**Written instruction**
Transcribe the records below from the first line to the line that includes "4.35, 4.1, 3.75]", inclusive, and omit the pictures.

[Records]
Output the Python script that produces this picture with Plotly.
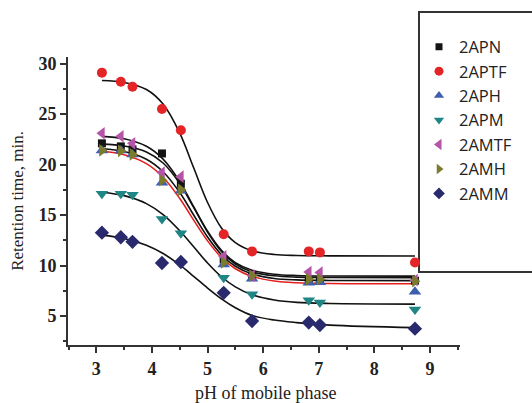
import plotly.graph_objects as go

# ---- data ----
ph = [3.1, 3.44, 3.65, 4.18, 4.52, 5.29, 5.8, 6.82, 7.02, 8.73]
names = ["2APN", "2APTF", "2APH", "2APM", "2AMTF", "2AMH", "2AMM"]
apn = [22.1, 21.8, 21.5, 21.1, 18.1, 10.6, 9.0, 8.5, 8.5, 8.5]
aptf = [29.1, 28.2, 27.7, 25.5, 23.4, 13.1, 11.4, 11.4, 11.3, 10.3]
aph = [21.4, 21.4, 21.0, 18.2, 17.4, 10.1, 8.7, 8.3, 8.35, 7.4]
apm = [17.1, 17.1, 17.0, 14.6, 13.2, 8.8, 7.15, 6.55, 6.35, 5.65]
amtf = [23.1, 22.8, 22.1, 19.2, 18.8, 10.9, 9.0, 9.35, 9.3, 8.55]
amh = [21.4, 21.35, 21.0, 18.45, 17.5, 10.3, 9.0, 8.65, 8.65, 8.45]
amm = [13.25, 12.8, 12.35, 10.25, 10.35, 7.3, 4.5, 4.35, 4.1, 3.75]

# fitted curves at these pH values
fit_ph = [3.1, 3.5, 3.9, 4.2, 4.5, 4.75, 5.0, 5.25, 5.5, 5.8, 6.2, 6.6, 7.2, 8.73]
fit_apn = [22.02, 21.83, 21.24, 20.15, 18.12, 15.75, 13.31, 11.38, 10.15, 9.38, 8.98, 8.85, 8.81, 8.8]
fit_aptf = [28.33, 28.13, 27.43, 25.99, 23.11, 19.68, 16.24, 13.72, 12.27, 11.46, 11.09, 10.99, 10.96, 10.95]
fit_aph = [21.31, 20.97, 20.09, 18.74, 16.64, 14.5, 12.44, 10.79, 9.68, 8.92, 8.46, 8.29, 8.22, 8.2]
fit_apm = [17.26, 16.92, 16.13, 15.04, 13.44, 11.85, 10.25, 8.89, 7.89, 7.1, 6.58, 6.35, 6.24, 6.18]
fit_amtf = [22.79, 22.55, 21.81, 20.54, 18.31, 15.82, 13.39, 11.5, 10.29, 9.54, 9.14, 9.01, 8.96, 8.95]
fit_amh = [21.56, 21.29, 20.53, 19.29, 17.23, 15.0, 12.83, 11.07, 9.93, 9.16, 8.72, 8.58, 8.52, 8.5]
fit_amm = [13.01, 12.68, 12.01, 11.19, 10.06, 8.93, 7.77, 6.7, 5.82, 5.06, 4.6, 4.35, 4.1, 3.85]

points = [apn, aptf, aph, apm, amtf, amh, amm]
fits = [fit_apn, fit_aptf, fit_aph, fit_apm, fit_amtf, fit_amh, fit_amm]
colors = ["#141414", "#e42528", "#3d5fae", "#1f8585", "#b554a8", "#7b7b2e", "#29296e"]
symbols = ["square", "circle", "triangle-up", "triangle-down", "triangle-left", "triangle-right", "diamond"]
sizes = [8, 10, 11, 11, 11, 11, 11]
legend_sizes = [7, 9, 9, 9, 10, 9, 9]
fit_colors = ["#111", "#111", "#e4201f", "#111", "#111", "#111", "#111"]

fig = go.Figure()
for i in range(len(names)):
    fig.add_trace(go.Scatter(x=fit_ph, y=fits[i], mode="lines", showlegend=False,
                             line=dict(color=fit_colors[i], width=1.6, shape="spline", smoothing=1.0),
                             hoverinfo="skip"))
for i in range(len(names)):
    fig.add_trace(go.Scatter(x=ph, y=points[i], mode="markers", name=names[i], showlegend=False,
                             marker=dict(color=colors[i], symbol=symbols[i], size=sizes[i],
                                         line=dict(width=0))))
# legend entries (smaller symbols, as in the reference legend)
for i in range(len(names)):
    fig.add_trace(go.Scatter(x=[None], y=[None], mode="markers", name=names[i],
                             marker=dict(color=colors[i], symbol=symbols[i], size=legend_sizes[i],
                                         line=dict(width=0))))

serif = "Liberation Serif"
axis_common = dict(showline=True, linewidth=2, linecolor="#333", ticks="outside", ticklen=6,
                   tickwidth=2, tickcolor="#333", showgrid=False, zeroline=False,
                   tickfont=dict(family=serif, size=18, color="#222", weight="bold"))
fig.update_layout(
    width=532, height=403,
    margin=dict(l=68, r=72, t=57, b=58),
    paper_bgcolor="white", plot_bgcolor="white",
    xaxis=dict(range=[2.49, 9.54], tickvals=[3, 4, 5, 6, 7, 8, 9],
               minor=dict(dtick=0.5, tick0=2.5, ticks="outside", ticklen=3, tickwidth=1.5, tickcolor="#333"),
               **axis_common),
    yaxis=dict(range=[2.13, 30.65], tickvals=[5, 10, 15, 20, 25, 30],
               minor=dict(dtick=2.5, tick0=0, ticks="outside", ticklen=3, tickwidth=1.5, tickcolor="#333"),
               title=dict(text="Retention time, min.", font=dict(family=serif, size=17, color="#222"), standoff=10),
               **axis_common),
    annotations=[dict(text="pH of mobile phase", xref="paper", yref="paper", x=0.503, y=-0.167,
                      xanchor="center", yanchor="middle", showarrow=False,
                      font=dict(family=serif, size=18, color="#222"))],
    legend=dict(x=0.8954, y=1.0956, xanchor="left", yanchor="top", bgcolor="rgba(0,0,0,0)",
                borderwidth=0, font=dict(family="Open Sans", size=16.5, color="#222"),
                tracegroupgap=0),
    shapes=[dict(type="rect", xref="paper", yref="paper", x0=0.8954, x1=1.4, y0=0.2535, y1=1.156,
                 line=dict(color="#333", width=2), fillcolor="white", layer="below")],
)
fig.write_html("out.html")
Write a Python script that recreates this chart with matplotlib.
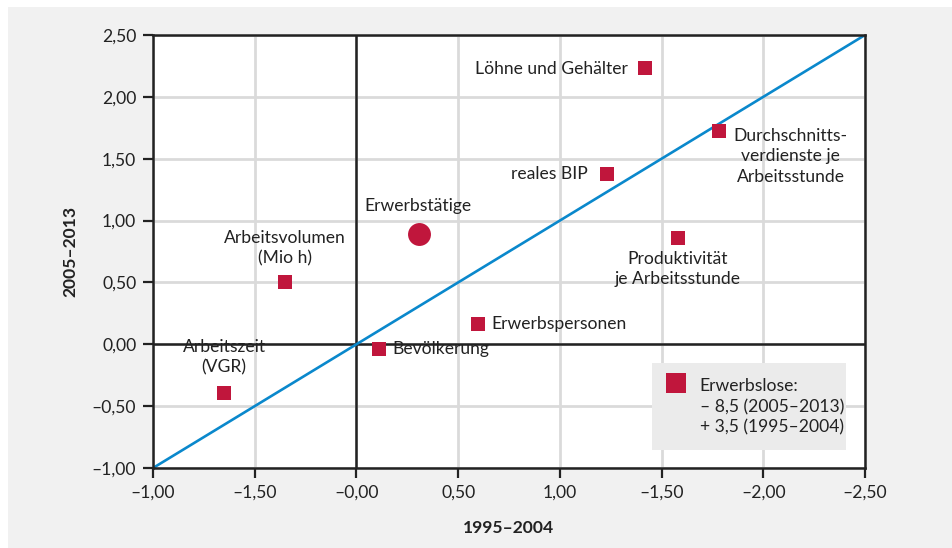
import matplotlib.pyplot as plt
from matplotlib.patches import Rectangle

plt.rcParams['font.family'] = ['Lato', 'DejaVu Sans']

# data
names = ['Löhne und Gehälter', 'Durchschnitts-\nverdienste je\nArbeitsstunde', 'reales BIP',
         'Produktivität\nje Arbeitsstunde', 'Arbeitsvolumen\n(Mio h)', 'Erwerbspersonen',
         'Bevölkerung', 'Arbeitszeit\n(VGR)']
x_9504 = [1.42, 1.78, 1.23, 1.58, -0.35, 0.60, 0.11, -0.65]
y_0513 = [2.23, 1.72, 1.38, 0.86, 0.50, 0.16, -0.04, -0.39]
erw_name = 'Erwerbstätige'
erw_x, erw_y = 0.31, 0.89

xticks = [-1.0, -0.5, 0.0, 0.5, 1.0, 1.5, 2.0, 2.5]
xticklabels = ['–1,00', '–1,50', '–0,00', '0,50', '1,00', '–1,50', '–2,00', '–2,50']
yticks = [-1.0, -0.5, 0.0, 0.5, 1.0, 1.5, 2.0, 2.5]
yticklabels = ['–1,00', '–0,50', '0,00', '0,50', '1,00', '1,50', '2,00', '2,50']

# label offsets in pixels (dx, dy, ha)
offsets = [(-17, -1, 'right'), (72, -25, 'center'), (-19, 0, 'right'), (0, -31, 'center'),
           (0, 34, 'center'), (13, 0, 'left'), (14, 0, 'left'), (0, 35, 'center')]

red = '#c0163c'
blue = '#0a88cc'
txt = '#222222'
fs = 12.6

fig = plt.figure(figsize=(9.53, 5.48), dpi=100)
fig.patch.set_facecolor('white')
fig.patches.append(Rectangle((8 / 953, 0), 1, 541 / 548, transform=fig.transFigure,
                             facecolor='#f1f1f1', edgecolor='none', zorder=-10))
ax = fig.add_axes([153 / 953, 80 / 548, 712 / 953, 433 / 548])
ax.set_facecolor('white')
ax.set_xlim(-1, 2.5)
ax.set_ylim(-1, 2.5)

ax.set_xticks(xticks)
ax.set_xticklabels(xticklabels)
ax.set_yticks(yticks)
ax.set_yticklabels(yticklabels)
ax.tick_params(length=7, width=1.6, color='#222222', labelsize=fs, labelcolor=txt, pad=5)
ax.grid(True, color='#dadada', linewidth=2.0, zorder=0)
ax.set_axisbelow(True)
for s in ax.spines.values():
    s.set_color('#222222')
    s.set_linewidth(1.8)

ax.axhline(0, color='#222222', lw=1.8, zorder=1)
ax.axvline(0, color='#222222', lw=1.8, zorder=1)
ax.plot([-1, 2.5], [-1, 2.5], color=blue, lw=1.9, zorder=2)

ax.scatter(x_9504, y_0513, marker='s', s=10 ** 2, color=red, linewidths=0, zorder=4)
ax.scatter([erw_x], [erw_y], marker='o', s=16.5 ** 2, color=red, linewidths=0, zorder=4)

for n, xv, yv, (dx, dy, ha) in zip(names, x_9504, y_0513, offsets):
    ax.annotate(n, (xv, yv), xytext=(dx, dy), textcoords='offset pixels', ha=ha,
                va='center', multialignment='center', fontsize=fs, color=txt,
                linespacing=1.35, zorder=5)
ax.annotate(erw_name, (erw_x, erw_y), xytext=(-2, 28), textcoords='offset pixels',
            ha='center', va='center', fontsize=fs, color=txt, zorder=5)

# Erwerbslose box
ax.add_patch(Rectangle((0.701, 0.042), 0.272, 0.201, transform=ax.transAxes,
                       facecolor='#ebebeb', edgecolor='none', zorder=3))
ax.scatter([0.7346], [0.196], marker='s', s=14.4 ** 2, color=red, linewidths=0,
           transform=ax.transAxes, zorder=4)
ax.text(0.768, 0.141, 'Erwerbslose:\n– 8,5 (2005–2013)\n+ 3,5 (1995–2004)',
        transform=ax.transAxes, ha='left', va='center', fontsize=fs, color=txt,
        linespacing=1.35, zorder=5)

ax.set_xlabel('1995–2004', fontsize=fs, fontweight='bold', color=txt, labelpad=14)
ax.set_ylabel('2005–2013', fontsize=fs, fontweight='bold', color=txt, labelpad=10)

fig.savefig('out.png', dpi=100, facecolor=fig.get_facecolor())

**Result for this exercise**
Output the Python script that produces this picture with Plotly.
import plotly.graph_objects as go

# ---- data ----
ph = [3.1, 3.44, 3.65, 4.18, 4.52, 5.29, 5.8, 6.82, 7.02, 8.73]
names = ["2APN", "2APTF", "2APH", "2APM", "2AMTF", "2AMH", "2AMM"]
apn = [22.1, 21.8, 21.5, 21.1, 18.1, 10.6, 9.0, 8.5, 8.5, 8.5]
aptf = [29.1, 28.2, 27.7, 25.5, 23.4, 13.1, 11.4, 11.4, 11.3, 10.3]
aph = [21.4, 21.4, 21.0, 18.2, 17.4, 10.1, 8.7, 8.3, 8.35, 7.4]
apm = [17.1, 17.1, 17.0, 14.6, 13.2, 8.8, 7.15, 6.55, 6.35, 5.65]
amtf = [23.1, 22.8, 22.1, 19.2, 18.8, 10.9, 9.0, 9.35, 9.3, 8.55]
amh = [21.4, 21.35, 21.0, 18.45, 17.5, 10.3, 9.0, 8.65, 8.65, 8.45]
amm = [13.25, 12.8, 12.35, 10.25, 10.35, 7.3, 4.5, 4.35, 4.1, 3.75]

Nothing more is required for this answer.